For over a decade, the Los Angeles-based label Motion Ward label has connected the dots between electronic and organic forms of meditative music—be it ambient, folk, rock, lo-fi, or trip-hop. Their recent release, “Baby It Cold Outside” by Lavurn, perfectly strikes the right balance between these worlds.

Lavurn Lee is multifaceted and undeniably talented. Under several aliases, the Canadian-born, Berlin-based artist has experimented with different sounds: heavy UK-influenced club music as "Cassius Select", lo-fi R&B as "Guerre" and "FAKE", or indie pop & folk as "Raver" or "The Dimensions" during his early years in Sydney.

With his project Lavurn in particular, under which Lee’s latest music was released, he has dedicated himself to his very own approach to avant-garde pop. The 2024 self-titled album on the Australian imprint SUMAC featured fourteen (as Lee calls them) "bedroom songs", which were built on a common thread of melodic bass music and subtle trap aesthetics. Since then, it seems Lee has experimented less in the field of sound design and turned his attention more toward guitars, distortion, organic drums, and various recording techniques.
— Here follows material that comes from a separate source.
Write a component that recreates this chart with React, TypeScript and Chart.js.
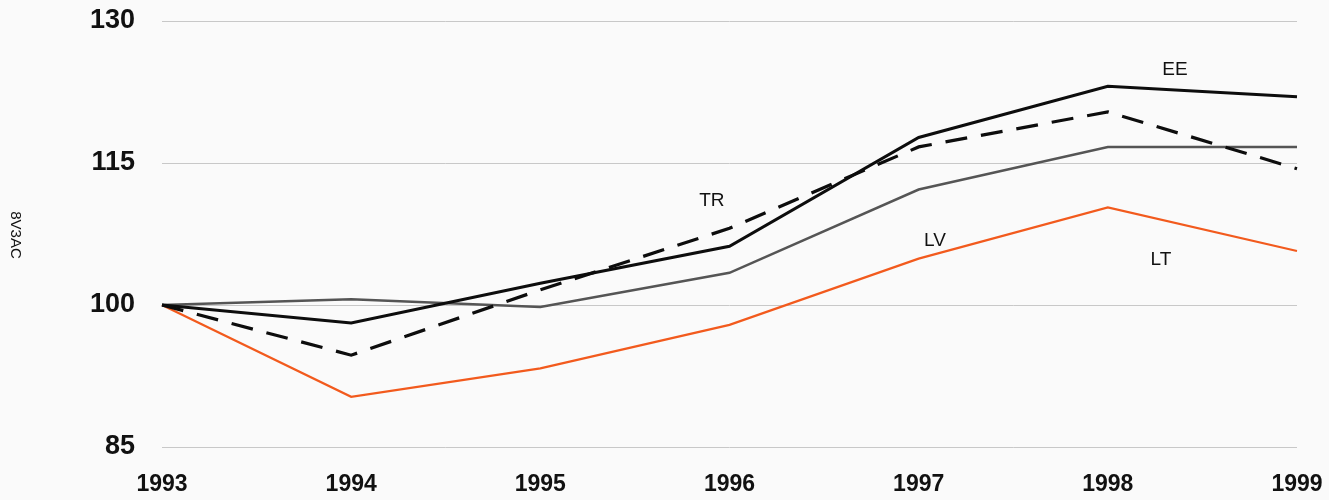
import React, { useEffect, useRef } from "react";
import { Chart, registerables } from "chart.js";

Chart.register(...registerables);

const years = ["1993", "1994", "1995", "1996", "1997", "1998", "1999"];
const eeValues = [100, 98.1, 102.3, 106.2, 117.7, 123.1, 122.0];
const trValues = [100, 94.7, 101.6, 108.1, 116.7, 120.4, 114.4];
const lvValues = [100, 100.6, 99.8, 103.4, 112.2, 116.7, 116.7];
const ltValues = [100, 90.3, 93.3, 97.9, 104.9, 110.3, 105.7];
const yTicks = [85, 100, 115, 130];
const yTitle = "8V3AC";

const seriesNames = ["EE", "TR", "LV", "LT"];
const nameIndex = [5.355, 2.907, 4.086, 5.281];
const nameValue = [124.8, 111.0, 106.8, 104.8];

const labelPlugin = {
  id: "lineNames",
  afterDatasetsDraw(chart: any) {
    const { ctx, scales } = chart;
    const xs = scales.x;
    const ys = scales.y;
    ctx.save();
    ctx.fillStyle = "#111";
    ctx.font = "19px 'Liberation Sans', Arial, sans-serif";
    ctx.textAlign = "center";
    ctx.textBaseline = "middle";
    const step = xs.getPixelForValue(1) - xs.getPixelForValue(0);
    seriesNames.forEach((n, i) => {
      const x = xs.getPixelForValue(0) + step * nameIndex[i];
      const y = ys.getPixelForValue(nameValue[i]);
      ctx.fillText(n, x, y);
    });
    // rotated axis title (clockwise)
    ctx.font = "15px 'Liberation Sans', Arial, sans-serif";
    ctx.translate(15, 235);
    ctx.rotate(Math.PI / 2);
    ctx.fillText(yTitle, 0, 0);
    ctx.restore();
  },
};

export default function App() {
  const ref = useRef<HTMLCanvasElement | null>(null);
  useEffect(() => {
    document.body.style.margin = "0";
    document.body.style.background = "#fafafa";
    const chart = new Chart(ref.current as HTMLCanvasElement, {
      type: "line",
      data: {
        labels: years,
        datasets: [
          {
            label: "EE",
            data: eeValues,
            borderColor: "#0d0d0d",
            borderWidth: 3,
            pointRadius: 0,
            tension: 0,
          },
          {
            label: "TR",
            data: trValues,
            borderColor: "#0d0d0d",
            borderWidth: 3.2,
            borderDash: [22, 14],
            pointRadius: 0,
            tension: 0,
          },
          {
            label: "LV",
            data: lvValues,
            borderColor: "#555555",
            borderWidth: 2.5,
            pointRadius: 0,
            tension: 0,
          },
          {
            label: "LT",
            data: ltValues,
            borderColor: "#f25a1d",
            borderWidth: 2.2,
            pointRadius: 0,
            tension: 0,
          },
        ],
      },
      options: {
        animation: false,
        responsive: false,
        maintainAspectRatio: false,
        layout: { padding: { left: 0, right: 32, top: 21, bottom: 0 } },
        plugins: { legend: { display: false }, tooltip: { enabled: false } },
        scales: {
          x: {
            offset: false,
            grid: { display: false, drawTicks: false },
            border: { display: false },
            ticks: {
              color: "#111",
              padding: 24,
              maxRotation: 0,
              autoSkip: false,
              font: { family: "'Liberation Sans', Arial, sans-serif", size: 23, weight: "bold" },
            },
            afterFit(scale: any) {
              scale.height = 53;
              scale.paddingLeft = 0;
              scale.paddingRight = 0;
            },
          },
          y: {
            min: 85,
            max: 130,
            afterBuildTicks(scale: any) {
              scale.ticks = yTicks.map((v) => ({ value: v }));
            },
            grid: { color: "#c8c8c8", lineWidth: 1, drawTicks: false },
            border: { display: false },
            ticks: {
              color: "#111",
              padding: 27,
              font: { family: "'Liberation Sans', Arial, sans-serif", size: 27, weight: "bold" },
            },
            afterFit(scale: any) {
              scale.width = 162;
              scale.paddingTop = 0;
              scale.paddingBottom = 0;
            },
          },
        },
      },
      plugins: [labelPlugin],
    });
    return () => chart.destroy();
  }, []);
  return (
    <div style={{ position: "absolute", left: 0, top: 0, width: 1329, height: 500, background: "#fafafa" }}>
      <canvas ref={ref} width={1329} height={500} style={{ width: 1329, height: 500 }} />
    </div>
  );
}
The title is a nod to Bobby Caldwell’s "Baby It’s Cold Outside"—especially the subtitle "Fireplace Love Songs" might explain his choice. The high and low pitches of his voice were already an essential part of the first album, and they remain so on this new one. Lavurn uses them to create a dialogue between two parties affected by a breakup or, at the very least, lovesickness.

"Motor Dreamz" serves as a gentle introduction to this new piece, featuring a slow buildup and fragmented vocal snippets over lush layers of guitars. "Song 1" reveals the new album’s trip-hop aesthetics: raw, sluggish drums, catchy guitar riffs, and Lavurn’s delicate voice soaring above it all. This common thread branches out in many directions; there are side trips into R&B like "Playback" or "Come Down", well-crafted cuts like "Bug" or "Scared", and ambient-leaning jams like "Handy" or the album outro "Grass". The feature with XMB stands out: guitar meets harp, building the foundation for intimate, raw, bedroom-style vocals. "Foolish", with its disharmonious interplay between guitar and vocals, puts in a nutshell what Lee said about Lavurn’s approach to pop music:

"I’m trying to make pop music. Not in the industry sense, but in the way that everyone is making their own type of pop music. It wants to be listenable, so it can create emotions."